Student hardship fund cut is delayed by ministers
Plans to cut a student hardship scheme's funding have been delayed by a year by the Welsh government.
Ministers said universities will lose the £2m a year they receive to run the Financial Contingency Fund (FCF) next autumn, rather than this academic year.
Education Minister Huw Lewis said the institutions should use their "substantial" income to set up their own discretionary hardship funds.
The delay to the cut was welcomed by the National Union of Students (NUS).
Mr Lewis said ministers had "listened to stakeholders" and decided to "reinstate the fund for this year only".
"I think it is appropriate that from academic year 2015-16 universities should establish their own discretionary hardship funds, and we will be discussing options with students and institutions," he said.
He argued support in Wales for students in higher education was "still the most generous package offered by any of the UK administrations" but insisted it was time "for individual institutions to assist with some of the heavy lifting".

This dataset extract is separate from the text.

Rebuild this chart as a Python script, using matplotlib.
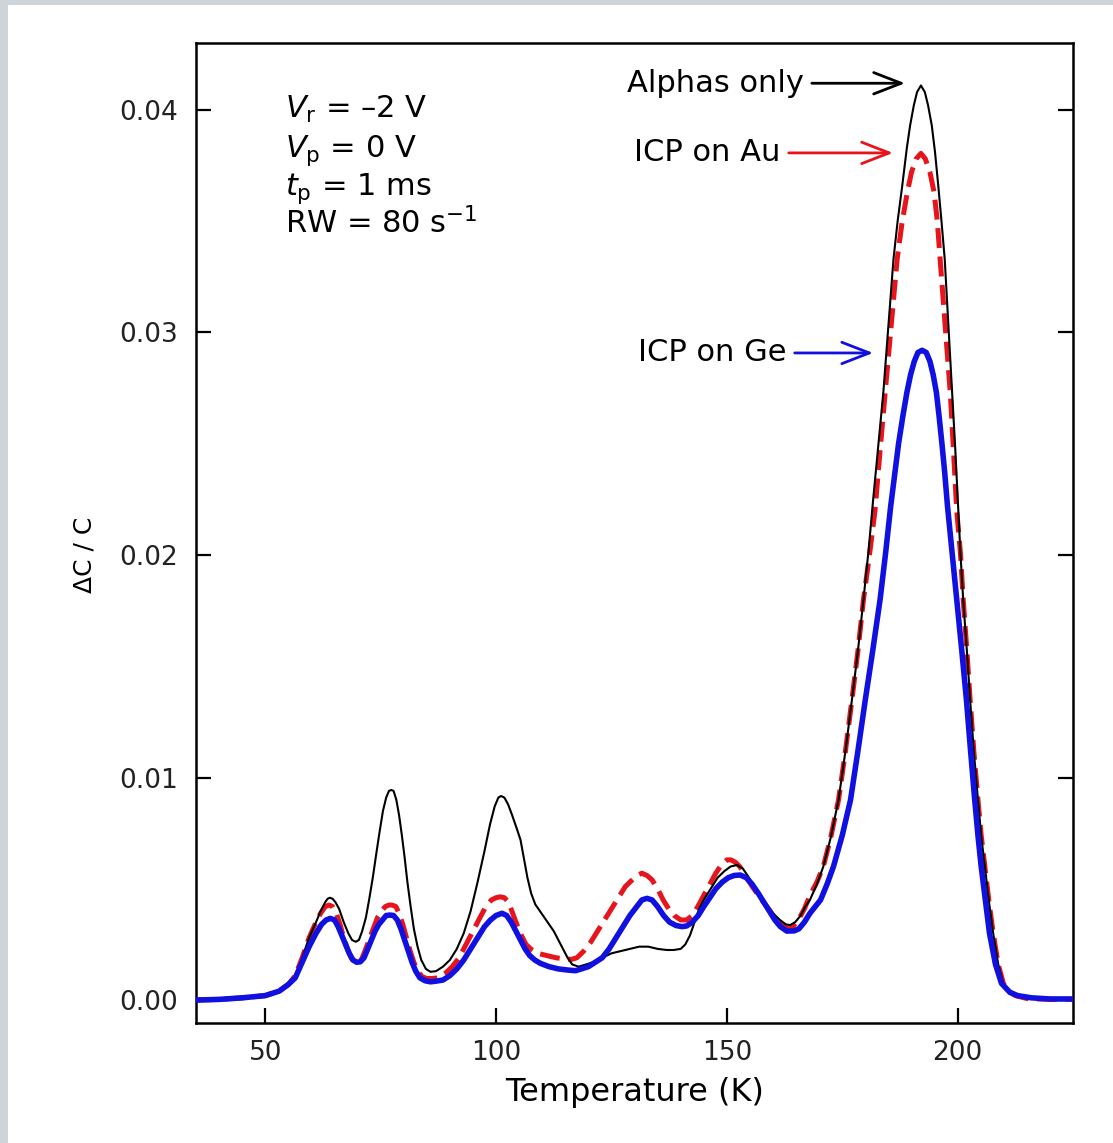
import numpy as np
import matplotlib
matplotlib.use('Agg')
import matplotlib.pyplot as plt
from matplotlib.patches import Rectangle

# --- data (T in K, dC/C) ---
t_alpha = [35, 40, 45, 50, 53, 55, 56.5, 58, 59.5, 61, 62, 63, 63.5, 64, 64.6,
           65.2, 66, 67, 68, 68.8, 69.6, 70.3, 71, 71.8, 72.5, 73.3, 74, 74.8,
           75.5, 76.2, 76.8, 77.3, 77.8, 78.4, 79, 79.6, 80.2, 80.8, 81.5, 82.2,
           83, 83.8, 84.8, 85.8, 87, 88.5, 90, 91.5, 93, 94.5, 96, 97.5, 98.7,
           99.7, 100.5, 101.1, 101.8, 102.6, 103.5, 104.5, 105.3, 106, 106.8,
           107.6, 108.5, 109.5, 110.5, 111.5, 112.5, 113.5, 114.5, 115.5, 116.5,
           117.9, 119.5, 121, 123, 125, 127, 129, 131, 133, 135, 137, 138.5,
           140, 141, 142, 143, 144, 145, 146.5, 148, 149.5, 150.8, 152.2, 153.5,
           154.8, 156, 157.2, 158.5, 160, 161.5, 162.8, 163.7, 164.8, 166, 167,
           168, 169.5, 170.9, 172.5, 174.2, 175.7, 177.1, 178.4, 179.6, 180.7,
           181.7, 182.8, 183.9, 185, 186.1, 187, 188, 189, 189.7, 190.5, 191.2,
           192.05, 192.9, 193.6, 194.4, 195.1, 195.8, 196.5, 197.2, 198, 198.8,
           199.5, 200.1, 200.6, 201.2, 202, 202.7, 203.5, 204.4, 205.1, 205.9,
           206.8, 207.7, 208.8, 209.9, 211, 212.5, 215, 220, 225]
v_alpha = [0.0, 0.00003, 0.0001, 0.0002, 0.0004, 0.0007, 0.0011, 0.0019, 0.0028,
           0.0035, 0.004, 0.0044, 0.00455, 0.0046, 0.00455, 0.0044, 0.0041,
           0.0035, 0.003, 0.0027, 0.00262, 0.0027, 0.0031, 0.0037, 0.0045,
           0.0055, 0.0065, 0.0076, 0.0085, 0.0091, 0.0094, 0.00944, 0.0094,
           0.009, 0.0083, 0.0074, 0.0064, 0.0053, 0.0042, 0.0032, 0.0024,
           0.0018, 0.0014, 0.00127, 0.0013, 0.0015, 0.0018, 0.0023, 0.003,
           0.004, 0.0053, 0.0067, 0.0079, 0.0087, 0.0091, 0.00917, 0.0091,
           0.0088, 0.0083, 0.0077, 0.0072, 0.0064, 0.0055, 0.0048, 0.0043,
           0.004, 0.0037, 0.0034, 0.0031, 0.0027, 0.0023, 0.0019, 0.0016,
           0.0015, 0.0016, 0.0017, 0.0019, 0.0021, 0.0022, 0.0023, 0.0024,
           0.0024, 0.0023, 0.00225, 0.00225, 0.0023, 0.0025, 0.0029, 0.0035,
           0.0041, 0.0045, 0.005, 0.0055, 0.0058, 0.006, 0.00607, 0.0059,
           0.0055, 0.0051, 0.0047, 0.0043, 0.0039, 0.0036, 0.0034, 0.00337,
           0.0035, 0.0038, 0.0042, 0.0045, 0.0052, 0.006, 0.0073, 0.009, 0.0112,
           0.0135, 0.0157, 0.018, 0.0202, 0.0225, 0.0249, 0.0273, 0.0303,
           0.0333, 0.035, 0.0366, 0.0383, 0.0393, 0.0402, 0.0408, 0.0411,
           0.0408, 0.0402, 0.0393, 0.0381, 0.0366, 0.035, 0.0333, 0.0303,
           0.0273, 0.0247, 0.0222, 0.0201, 0.018, 0.0157, 0.0135, 0.0112, 0.009,
           0.0074, 0.006, 0.0044, 0.003, 0.0016, 0.00075, 0.0004, 0.0002,
           0.00007, 0.00003, 0.00003]

t_au = [35, 40, 45, 50, 53, 55, 56.5, 58, 59.5, 61, 62, 63, 63.8, 64.6, 65.4,
        66.2, 67, 67.8, 68.6, 69.3, 70, 70.8, 71.6, 72.5, 73.4, 74.3, 75.2, 76,
        76.8, 77.5, 78.3, 79, 79.8, 80.6, 81.4, 82.2, 83, 84, 85, 86.1, 87.5,
        89, 90.5, 92, 93.5, 95, 96.5, 97.8, 99, 100, 100.9, 101.8, 102.7,
        103.6, 104.5, 105.5, 106.5, 107.5, 109, 111, 113, 115, 116.4, 117.5,
        119, 120.5, 122, 123.5, 125, 126.5, 128, 129.5, 130.5, 131.6, 132.7,
        133.8, 135, 136.2, 137.4, 138.6, 140, 141.3, 142.5, 143.7, 145, 146.3,
        147.6, 148.9, 150, 150.9, 151.8, 152.8, 154, 155.5, 157.2, 159.4, 161,
        163, 164.3, 165.5, 166.8, 168, 169.5, 170.9, 172.5, 174.2, 175.7, 177.1,
        178.4, 179.6, 180.9, 182.1, 183.2, 184.3, 185.6, 186.9, 188, 189.1, 190,
        191, 192.05, 193, 194, 194.9, 195.6, 196.2, 197.3, 198.4, 199.1, 199.8,
        200.6, 201.2, 202, 202.7, 203.5, 204.4, 205.1, 205.9, 206.8, 207.7,
        208.8, 209.9, 211, 212.5, 215, 220, 225]
v_au = [0.0, 0.00003, 0.0001, 0.0002, 0.0004, 0.0007, 0.0011, 0.0019, 0.0028,
        0.0035, 0.0039, 0.0042, 0.00427, 0.0042, 0.0039, 0.0034, 0.0028,
        0.0023, 0.0019, 0.0017, 0.00168, 0.0018, 0.0022, 0.0027, 0.0032,
        0.0037, 0.004, 0.0042, 0.00427, 0.00427, 0.0042, 0.0039, 0.0034,
        0.0028, 0.0022, 0.0017, 0.0013, 0.00105, 0.00097, 0.00097, 0.001,
        0.0012, 0.0015, 0.0019, 0.0025, 0.0031, 0.0037, 0.0042, 0.0045, 0.0046,
        0.00464, 0.0046, 0.0044, 0.0039, 0.0034, 0.0029, 0.0025, 0.0023,
        0.0021, 0.002, 0.0019, 0.00185, 0.00183, 0.0019, 0.0022, 0.0026,
        0.0031, 0.0036, 0.0041, 0.0046, 0.0051, 0.0054, 0.0056, 0.0057,
        0.0056, 0.0054, 0.005, 0.0045, 0.0041, 0.0038, 0.0036, 0.0036, 0.0038,
        0.0042, 0.0047, 0.0052, 0.0057, 0.0061, 0.0063, 0.0063, 0.0062, 0.006,
        0.0056, 0.0051, 0.0046, 0.004, 0.0035, 0.00322, 0.0033, 0.0036,
        0.0041, 0.0047, 0.0053, 0.006, 0.0073, 0.009, 0.0112, 0.0135, 0.0157,
        0.018, 0.02, 0.022, 0.0247, 0.0273, 0.0303, 0.0333, 0.035, 0.0363,
        0.0372, 0.0378, 0.03805, 0.0378, 0.0372, 0.0363, 0.035, 0.0333,
        0.0303, 0.0273, 0.0247, 0.022, 0.0201, 0.018, 0.0157, 0.0135, 0.0112,
        0.009, 0.0074, 0.006, 0.0044, 0.003, 0.0016, 0.00075, 0.0004, 0.0002,
        0.00007, 0.00003, 0.00003]

t_ge = [35, 40, 45, 50, 53, 55, 56.5, 58, 59.5, 61, 62.2, 63.2, 64.1, 65, 65.8,
        66.6, 67.4, 68.2, 69, 69.8, 70.6, 71.4, 72.2, 73, 73.8, 74.6, 75.4,
        76.2, 77, 77.8, 78.6, 79.4, 80.2, 81, 81.8, 82.6, 83.5, 84.6, 85.8, 87,
        88.5, 90, 91.5, 93, 94.5, 96, 97.5, 98.8, 100, 101.3, 102.3, 103.3,
        104.3, 105.3, 106.3, 107.3, 108.4, 109.6, 111.5, 113.5, 115.5, 117.2,
        118.5, 120, 121.5, 123, 124.5, 126, 127.5, 129, 130.5, 131.6, 132.7,
        133.8, 135, 136.3, 137.6, 139, 140.3, 141.3, 142.5, 143.8, 145, 146.3,
        147.6, 149, 150.3, 151.6, 152.9, 154.2, 155.5, 156.8, 158, 159.2,
        160.4, 161.6, 163, 164.6, 165.6, 166.8, 168, 170.3, 171.7, 173.1, 175,
        176.8, 178.4, 180, 181.6, 183.2, 184.4, 185.5, 186.4, 187.2, 188.1, 189,
        189.8, 190.6, 191.4, 192.3, 193.2, 194, 194.7, 195.4, 196, 196.6, 197.2,
        197.8, 198.8, 199.8, 200.9, 201.9, 202.8, 203.7, 204.4, 205.1, 206,
        206.9, 208.2, 209.5, 211.3, 213, 216, 220, 225]
v_ge = [0.0, 0.00003, 0.0001, 0.0002, 0.0004, 0.0007, 0.001, 0.0017, 0.0024,
        0.003, 0.0034, 0.0036, 0.00367, 0.0036, 0.0033, 0.0029, 0.0025, 0.0021,
        0.0018, 0.0017, 0.00172, 0.0019, 0.0023, 0.0027, 0.0031, 0.0034,
        0.0036, 0.0038, 0.00382, 0.0038, 0.0036, 0.0032, 0.0027, 0.0022,
        0.0017, 0.0013, 0.001, 0.00087, 0.00082, 0.00085, 0.0009, 0.0011,
        0.0014, 0.0018, 0.0023, 0.0028, 0.0033, 0.0036, 0.0038, 0.0039, 0.0038,
        0.0035, 0.0031, 0.0027, 0.0023, 0.002, 0.0018, 0.00165, 0.0015, 0.0014,
        0.00135, 0.00132, 0.0014, 0.0015, 0.0017, 0.0019, 0.0023, 0.0028,
        0.0033, 0.0038, 0.0042, 0.0045, 0.00457, 0.0045, 0.0042, 0.0038,
        0.0035, 0.00335, 0.0033, 0.00333, 0.0035, 0.0038, 0.0042, 0.0046,
        0.005, 0.0053, 0.0055, 0.0056, 0.00562, 0.0055, 0.0052, 0.0048, 0.0044,
        0.004, 0.0036, 0.0033, 0.0031, 0.00311, 0.0032, 0.0035, 0.0039, 0.0045,
        0.0052, 0.006, 0.0074, 0.009, 0.0112, 0.0135, 0.0157, 0.018, 0.0201,
        0.0222, 0.0237, 0.025, 0.0262, 0.0273, 0.0281, 0.0287, 0.0291, 0.0292,
        0.0291, 0.0287, 0.0281, 0.0273, 0.0262, 0.025, 0.0237, 0.0222, 0.0201,
        0.018, 0.0157, 0.0135, 0.0112, 0.009, 0.0074, 0.006, 0.0045, 0.003,
        0.0016, 0.00075, 0.00035, 0.0002, 0.0001, 0.00005, 0.00005]

labels = ['Alphas only', 'ICP on Au', 'ICP on Ge']
colors = ['black', '#e8141b', '#1010e0']
peak_T = [188.6, 186.0, 181.7]
peak_v = [0.0412, 0.03807, 0.02908]
label_T = [166.6, 161.6, 162.9]

params = [r'$V_\mathrm{r}$ = –2 V', r'$V_\mathrm{p}$ = 0 V',
          r'$t_\mathrm{p}$ = 1 ms', r'RW = 80 s$^{-1}$']

plt.rcParams['font.family'] = 'DejaVu Sans'
plt.rcParams['mathtext.fontset'] = 'dejavusans'

fig = plt.figure(figsize=(11.13, 11.43), dpi=100)
fig.patch.set_facecolor('#cdd5db')
fig.patches.append(Rectangle((8 / 1113, 0), 1, 1 - 5 / 1143, transform=fig.transFigure,
                             facecolor='white', edgecolor='none', zorder=-10))

ax = fig.add_axes([0.1761, 0.105, 0.788, 0.8574])
ax.plot(t_alpha, v_alpha, color=colors[0], lw=1.5, zorder=3)
ax.plot(t_au, v_au, color=colors[1], lw=3.6, dashes=(4, 1.7), zorder=2)
ax.plot(t_ge, v_ge, color=colors[2], lw=4, zorder=4)

ax.set_xlim(35, 225)
ax.set_ylim(-0.00103, 0.04301)
ax.set_xticks([50, 100, 150, 200])
ax.set_yticks([0.0, 0.01, 0.02, 0.03, 0.04])
ax.yaxis.set_major_formatter(matplotlib.ticker.FormatStrFormatter('%.2f'))
ax.tick_params(direction='in', length=11, width=1.6, labelsize=19, colors='black')
ax.tick_params(axis='y', right=True, pad=13, labelcolor='#222222')
ax.tick_params(axis='x', pad=12, labelcolor='#222222')
for s in ax.spines.values():
    s.set_linewidth(1.8)

ax.set_xlabel('Temperature (K)', fontsize=23, labelpad=8)
ax.set_ylabel('ΔC / C', fontsize=18)
ax.yaxis.set_label_coords(-0.113, 0.478)

for i in range(3):
    ax.annotate(labels[i], xy=(peak_T[i], peak_v[i]), xytext=(label_T[i], peak_v[i]),
                ha='right', va='center', fontsize=22,
                arrowprops=dict(arrowstyle='->,head_length=0.9,head_width=0.35',
                                color=colors[i], lw=2, shrinkA=4, shrinkB=0))

ys = [0.9235, 0.8837, 0.8449, 0.8061]
for i in range(len(params)):
    ax.text(0.101, ys[i], params[i], transform=ax.transAxes, fontsize=22,
            va='baseline', ha='left')

fig.savefig('out.png', dpi=100, facecolor=fig.get_facecolor())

The delay will give universities more time to get their own hardship schemes in place.
NUS Wales President Beth Button said ministers had "responded to the strength and depth of student feeling" on the issue.
"This hardship fund has been a vital lifeline of support for students, and the decision to scrap it just weeks before the start of the academic term risked leaving many in dire financial straits," she said.
"It is to ministers' credit that when they realised that their initial decision was wrong, they took speedy action to correct it and put money back in the pockets of students who need it in order to continue to study."
The average pay-out to students who are successful in applying to the FCF is about £400.